Add a healthy dose of compassion to allow for mistakes and missteps with patience and understanding. Especially in times of change when people are taking risks, your compassion, caring, and tolerance will provide significant long-term benefits.
[ Also read Why IT leaders should prioritize empathy. ]
2. Integrity
Integrity in leadership means doing the right thing, no matter the circumstances. Running an honest, values-based team will help create an environment of trust that employees can count on. Integrity is one of the fundamental elements of successful relationships, amplified for those in leadership positions.
3. Confidence
Whether you’ve been in a leadership role for weeks or decades, others place their trust in you – and it’s OK to feel confident in it. That doesn’t mean you can do no wrong; in fact, it’s your confidence that can help you admit mistakes, improve, and move forward. Remember that you can demonstrate strength more fully with humility and authenticity.
4. Learning
With many people reinventing themselves these days, organizations need to be in a constant state of learning. Embrace it. Encourage it. Model it. This will help you and your people stretch and grow as you develop the skills you will need in the future.
Reboot your learning strategy to ensure it tackles critical technical skill gaps (e.g., digital, analytics) and builds and nurtures the mindsets and behaviors needed for all employees to thrive in today’s frenetic business environment. These attitudes include mindfulness, change agility, a growth mindset, radical candor, and inclusive leadership.
5. Creativity
There’s always room for a crazy idea. Innovative leaders can think strategically and also imaginatively to achieve their business objectives. Sometimes thinking outside the box – or even scrapping the box – can reveal solutions you and your team hadn’t even considered.
[ Related read 6 tactics to boost creativity on your IT team ]
To make this happen across your organization, encourage divergent thinking. Give people the space and encouragement to ask “yes, and” questions that open possibilities. Then have them use “yes, but” thinking to evaluate the feasibility and prioritize the best possibilities for action.
6. Flexibility
Your ability to adapt to changes in the workplace is critical to your growth and development as a leader. Effective leaders adapt to transitions and lean into change. This enables them to support teammates in times of change and ensure their teams have input during any changes in processes or operations.
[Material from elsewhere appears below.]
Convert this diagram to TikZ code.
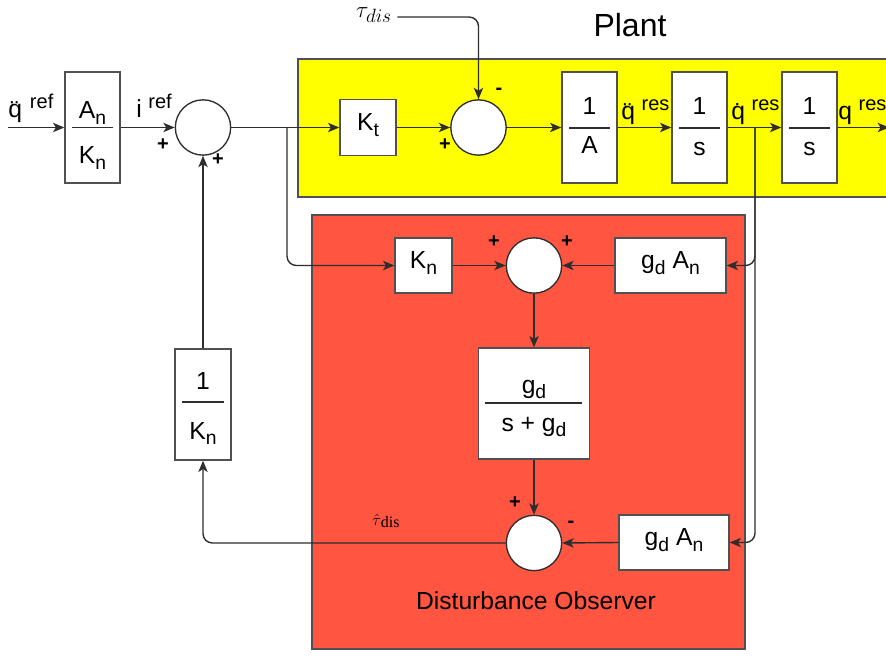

To begin practicing this, use the concept of roots and anchors. Roots are the core values, beliefs, or boundaries that keep you grounded. Identify and understand these so you can nurture them and grow. Anchors are the habits, comforts, or fears that keep you from moving forward. Know these and focus on resetting them so you can unlock movement.
It all boils down to emotional intelligence. Successful leaders know their strengths and weaknesses and are not afraid to own them. The people you lead are much more than squares on an org chart. They can make or break the success of any organization and should be treated with care and compassion. Mastering the soft side of leadership will help you immeasurably in today’s environment of rapid change.
[ Learn how CIOs are speeding toward goals while preventing employee burnout in this report from Harvard Business Review Analytic Services: Maintaining Momentum on Digital Transformation. ]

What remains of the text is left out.